The Puzzle of Brueghel’s Paintings of Telescopes
It’s hard to find an invention more emblematic of the birth of modern science than the telescope. And yet surprisingly little is known about its early development. The inventor of the telescope remains unknown to this day.
Now a study of the paintings of Jan Brueghel the Elder, a Flemish painter of the Baroque era who was working in Amsterdam at the beginning of the 17th century, is throwing some light on the early development of the telescope. It has also uncovered a mystery, say Paolo Molaro and Pierluigi Selvelli at the Istituto Nazionale di Astrofisica in Trieste. One of Brueghel’s works appears to show a Keplerian-style telescope in a painting dating from 15 years before this design was thought to have been built.
Although various writers in the 16th century describe glasses that can “recognize a man from several miles away,” the early exploitation of this idea is credited to the Dutch lens maker Hans Lippershey, who in 1608 applied for a patent for a device “for seeing things far away as if they were nearby.” However, his application was rejected, apparently because the idea was already well known.
Molaro and Selvelli, who have studied the telescopes depicted in five paintings by Brueghel, say that Lippershey is known to have given one of his earliest instruments to Archduke Albert VII of Habsburg, who had a keen interest in natural philosophy.

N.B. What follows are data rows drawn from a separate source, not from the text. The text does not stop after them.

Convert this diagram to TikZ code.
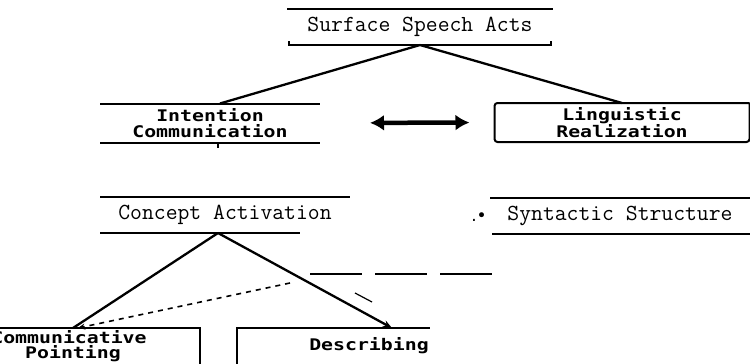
\documentclass[tikz,border=0pt]{standalone}
\usepackage{fontspec}
\newfontfamily\labelfont[FakeStretch=1.24, UprightFont=*, BoldFont=* Bold]{DejaVu Sans Mono}
\newfontfamily\markfont{DejaVu Sans}
\usetikzlibrary{calc}
\usetikzlibrary{arrows.meta}
\newcommand{\heightlevel}{36pt}
\newcommand{\heightunit}{39pt}
\tikzset{
    common/.style={inner sep=0pt, outer sep=0pt},
    level/.style={common, minimum height=\heightlevel, font=\fontsize{23}{23}\selectfont\ttfamily},
    unit/.style={common, minimum height=\heightunit, align=center, font=\fontsize{16}{15.5}\selectfont\labelfont\bfseries},
    rule/.style={line width=2pt},
    link/.style={line width=2.3pt},
    twoway/.style={line width=4.5pt, {Latex[length=14pt,width=16pt]}-{Latex[length=14pt,width=16pt]}},
    hint/.style={line width=1.6pt, dash pattern=on 5pt off 5pt, -{Stealth[length=7pt,width=6pt]}}
}
\begin{document}
\begin{tikzpicture}[x=1pt, y=-1pt]
    \useasboundingbox (0,0) rectangle (750,364);

    \node[level, minimum width=262pt] (acts) at (420,27) {Surface Speech Acts};
    \node[unit, minimum width=220pt] (intent) at (210,123) {Intention\\Communication};
    \node[unit, minimum width=255pt] (real) at (622,122.5) {Linguistic\\Realization};
    \node[level, minimum width=250pt] (concept) at (225,215) {Concept Activation};
    \node[level, minimum width=260pt] (syntax) at (620,215.5) {Syntactic Structure};
    \node[common, font=\fontsize{17}{17}\selectfont\markfont] (mark) at (479,217) {.•};
    \node[unit, minimum width=254pt, minimum height=36pt] (point) at (73,346) {\hspace*{-8pt}Communicative\\Pointing};
    \node[unit, minimum width=264pt, minimum height=36pt] (describe) at (369,346) {Describing};

    % brackets
    \draw[rule] ([xshift=-2pt]acts.north west) -- ([xshift=2pt]acts.north east);
    \draw[rule] ([yshift=4pt]acts.south west) -- (acts.south west) -- (acts.south east) -- ([yshift=4pt]acts.south east);
    \draw[rule] (intent.north west) -- (intent.north east);
    \draw[rule] (intent.south west) -- (intent.south east);
    \draw[rule] ([xshift=8pt]intent.south) -- ++(0,5);
    \draw[rule, rounded corners=3pt] (real.north east) -- (real.north west) -- (real.south west) -- (real.south east) -- (real.north east);
    \draw[rule] (concept.north west) -- (concept.north east);
    \draw[rule] (concept.south west) -- ([xshift=-50pt]concept.south east);
    \draw[rule] (syntax.north west) -- (syntax.north east);
    \draw[rule] ([xshift=2pt]syntax.south west) -- (syntax.south east);
    \draw[rule] (point.north west) -- (point.north east) -- (point.south east);
    \draw[rule] (describe.south west) -- (describe.north west) -- ([xshift=61pt]describe.north);

    \draw[link] (acts.south) -- ([xshift=10pt]intent.north);
    \draw[link] (acts.south) -- (real.north);
    \draw[twoway, shorten <=50pt, shorten >=25pt] (intent.east) -- (real.west);
    \draw[link] ([xshift=-7pt]concept.south) -- (point.north);
    \draw[link, -{Stealth[length=9pt,width=7pt]}] ([xshift=-7pt]concept.south) -- ([xshift=23pt]describe.north);

    \coordinate (cue) at (290,283);
    \draw[hint] (cue) -- ([xshift=5pt]point.north);

    \coordinate (gapL) at (310,274);
    \coordinate (gapR) at (493,274);
    \draw[rule, dash pattern=on 52pt off 13pt] (gapL) -- (gapR);
    \coordinate (nickA) at (355,293);
    \coordinate (nickB) at (372,302);
    \draw[line width=1.2pt] (nickA) -- (nickB);
\end{tikzpicture}
\end{document}
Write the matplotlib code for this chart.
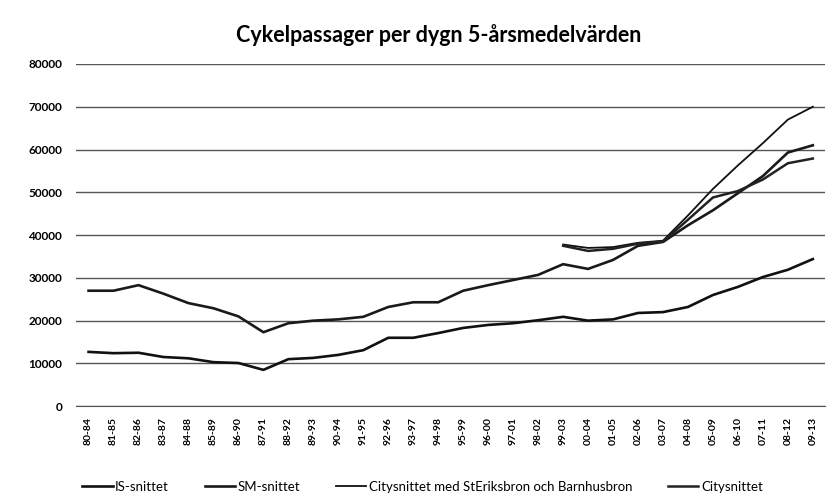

That’s significant because Brueghel was Albert’s court painter. Molaro and Selvelli say that the spyglass depicted in Brueghel’s “Extensive Landscape with View of the Castle of Mariemont,” dated 1608-1612, is the first painting of a telescope ever made. They go further and speculate that this instrument is the one given to Albert by Lippershey.
The earliest telescopes consisted of a convex objective lens and a concave eyepiece. But Johannes Kepler suggested in 1611 that a better design would have a convex eyepiece. The advantage is a larger field of view and greater relief for the eye, which needn’t be placed so close to the eyepiece. The disadvantage, which astronomers eventually came to live with, is that the image is inverted.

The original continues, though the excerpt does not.